-------- Material provided --------

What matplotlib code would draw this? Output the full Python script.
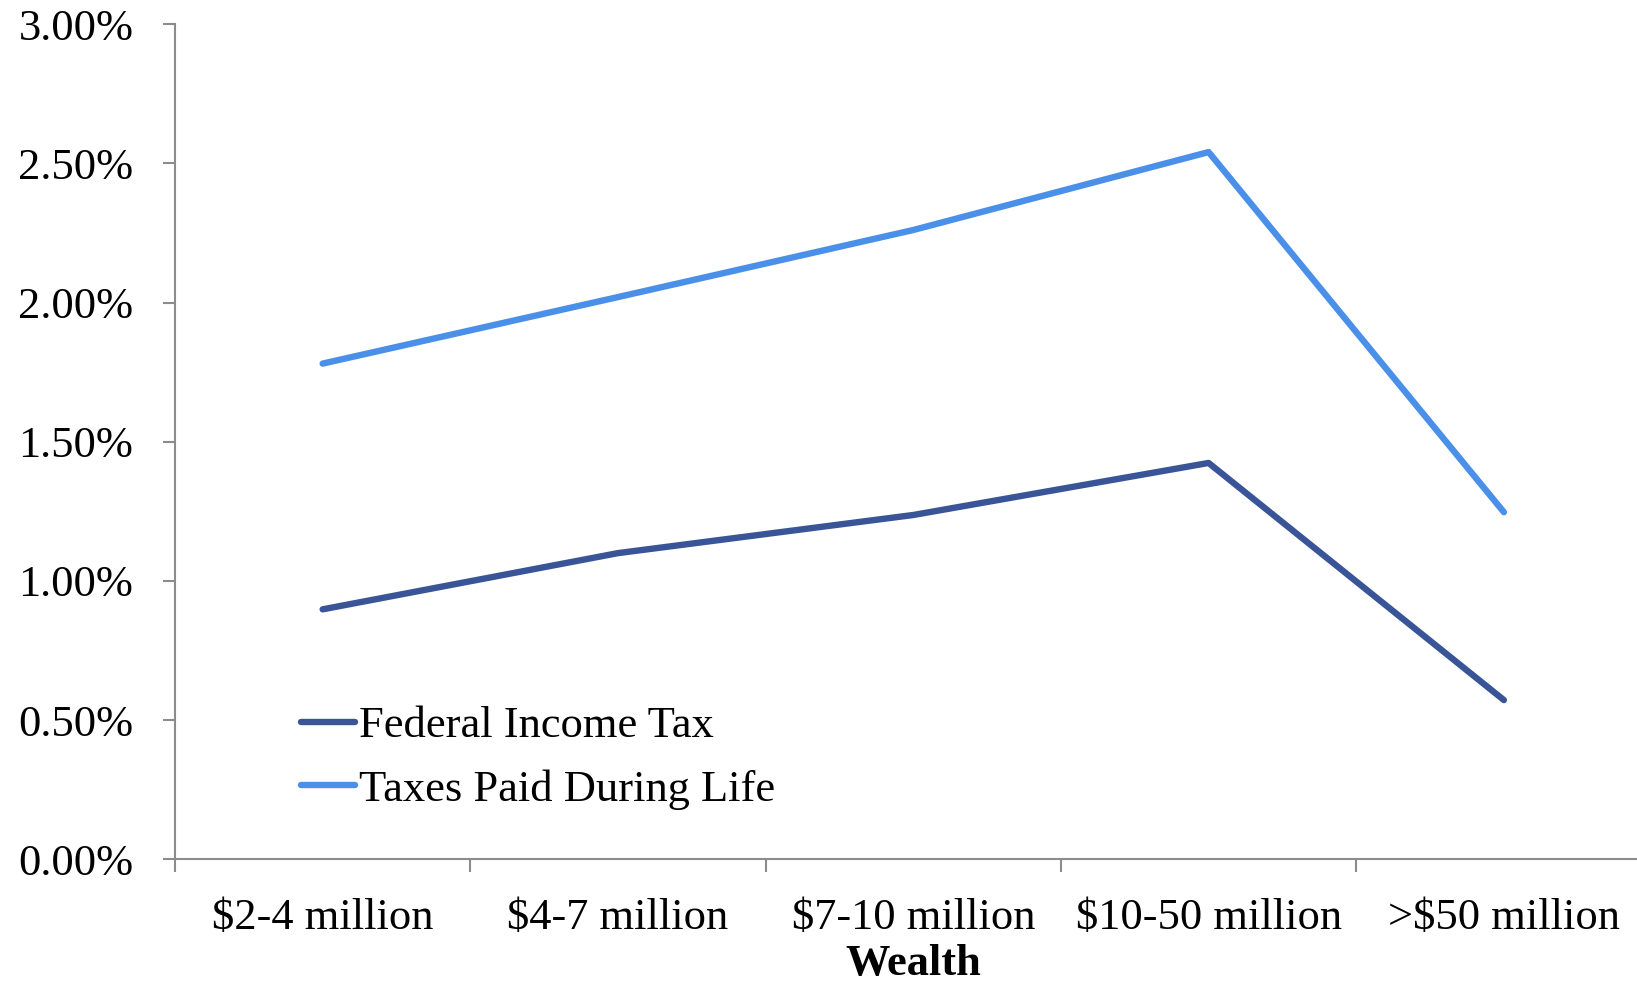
import numpy as np
import matplotlib
matplotlib.use("Agg")
import matplotlib.pyplot as plt
from matplotlib.ticker import FuncFormatter

# tax rates by wealth bracket, in percent
categories = ["$2-4 million", "$4-7 million", "$7-10 million", "$10-50 million", ">$50 million"]
federal_income_tax = [0.898, 1.100, 1.237, 1.424, 0.572]
taxes_paid_during_life = [1.781, 2.020, 2.261, 2.541, 1.247]
y_ticks = [0.0, 0.5, 1.0, 1.5, 2.0, 2.5, 3.0]

plt.rcParams["font.family"] = ["Liberation Serif", "DejaVu Serif"]
plt.rcParams["font.size"] = 32

axis_gray = "#8c8c8c"
dark_blue = "#3a5597"
light_blue = "#4a8fe8"

fig = plt.figure(figsize=(16.37, 9.81), dpi=100)
ax = fig.add_axes([0.1069, 0.1241, 0.9020, 0.8511])

x = np.arange(len(categories))
ax.plot(x, federal_income_tax, color=dark_blue, lw=4.6, solid_capstyle="round",
        solid_joinstyle="round", label="Federal Income Tax")
ax.plot(x, taxes_paid_during_life, color=light_blue, lw=4.6, solid_capstyle="round",
        solid_joinstyle="round", label="Taxes Paid During Life")

ax.set_xlim(-0.5, len(categories) - 0.5)
ax.set_ylim(0, 3.0)
ax.set_yticks(y_ticks)
ax.yaxis.set_major_formatter(FuncFormatter(lambda v, _: f"{v:.2f}%"))

# tick marks sit between categories, labels sit under them
ax.set_xticks(np.arange(-0.5, len(categories), 1.0))
ax.set_xticklabels([])
ax.set_xticks(x, minor=True)
ax.set_xticklabels(categories, minor=True)
ax.tick_params(axis="x", which="minor", length=0, pad=28)
ax.tick_params(axis="x", which="major", length=9, width=1.5, color=axis_gray, direction="out")
ax.tick_params(axis="y", length=9, width=1.5, color=axis_gray, direction="out", pad=21)

for side in ["top", "right"]:
    ax.spines[side].set_visible(False)
for side in ["left", "bottom"]:
    ax.spines[side].set_color(axis_gray)
    ax.spines[side].set_linewidth(1.5)

ax.set_xlabel("Wealth", fontweight="bold", labelpad=4)

leg = ax.legend(loc="upper left", bbox_to_anchor=(0.0736, 0.2045), frameon=False,
                handlelength=1.2, handletextpad=0.1, labelspacing=0.51,
                borderaxespad=0)

fig.savefig("out.png", dpi=100, facecolor="white")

--------

# Task statement
Quote all the lines above exactly as given. Do not include the pictures.

# Full output
What matplotlib code would draw this? Output the full Python script.
import numpy as np
import matplotlib
matplotlib.use("Agg")
import matplotlib.pyplot as plt
from matplotlib.ticker import FuncFormatter

# tax rates by wealth bracket, in percent
categories = ["$2-4 million", "$4-7 million", "$7-10 million", "$10-50 million", ">$50 million"]
federal_income_tax = [0.898, 1.100, 1.237, 1.424, 0.572]
taxes_paid_during_life = [1.781, 2.020, 2.261, 2.541, 1.247]
y_ticks = [0.0, 0.5, 1.0, 1.5, 2.0, 2.5, 3.0]

plt.rcParams["font.family"] = ["Liberation Serif", "DejaVu Serif"]
plt.rcParams["font.size"] = 32

axis_gray = "#8c8c8c"
dark_blue = "#3a5597"
light_blue = "#4a8fe8"

fig = plt.figure(figsize=(16.37, 9.81), dpi=100)
ax = fig.add_axes([0.1069, 0.1241, 0.9020, 0.8511])

x = np.arange(len(categories))
ax.plot(x, federal_income_tax, color=dark_blue, lw=4.6, solid_capstyle="round",
        solid_joinstyle="round", label="Federal Income Tax")
ax.plot(x, taxes_paid_during_life, color=light_blue, lw=4.6, solid_capstyle="round",
        solid_joinstyle="round", label="Taxes Paid During Life")

ax.set_xlim(-0.5, len(categories) - 0.5)
ax.set_ylim(0, 3.0)
ax.set_yticks(y_ticks)
ax.yaxis.set_major_formatter(FuncFormatter(lambda v, _: f"{v:.2f}%"))

# tick marks sit between categories, labels sit under them
ax.set_xticks(np.arange(-0.5, len(categories), 1.0))
ax.set_xticklabels([])
ax.set_xticks(x, minor=True)
ax.set_xticklabels(categories, minor=True)
ax.tick_params(axis="x", which="minor", length=0, pad=28)
ax.tick_params(axis="x", which="major", length=9, width=1.5, color=axis_gray, direction="out")
ax.tick_params(axis="y", length=9, width=1.5, color=axis_gray, direction="out", pad=21)

for side in ["top", "right"]:
    ax.spines[side].set_visible(False)
for side in ["left", "bottom"]:
    ax.spines[side].set_color(axis_gray)
    ax.spines[side].set_linewidth(1.5)

ax.set_xlabel("Wealth", fontweight="bold", labelpad=4)

leg = ax.legend(loc="upper left", bbox_to_anchor=(0.0736, 0.2045), frameon=False,
                handlelength=1.2, handletextpad=0.1, labelspacing=0.51,
                borderaxespad=0)

fig.savefig("out.png", dpi=100, facecolor="white")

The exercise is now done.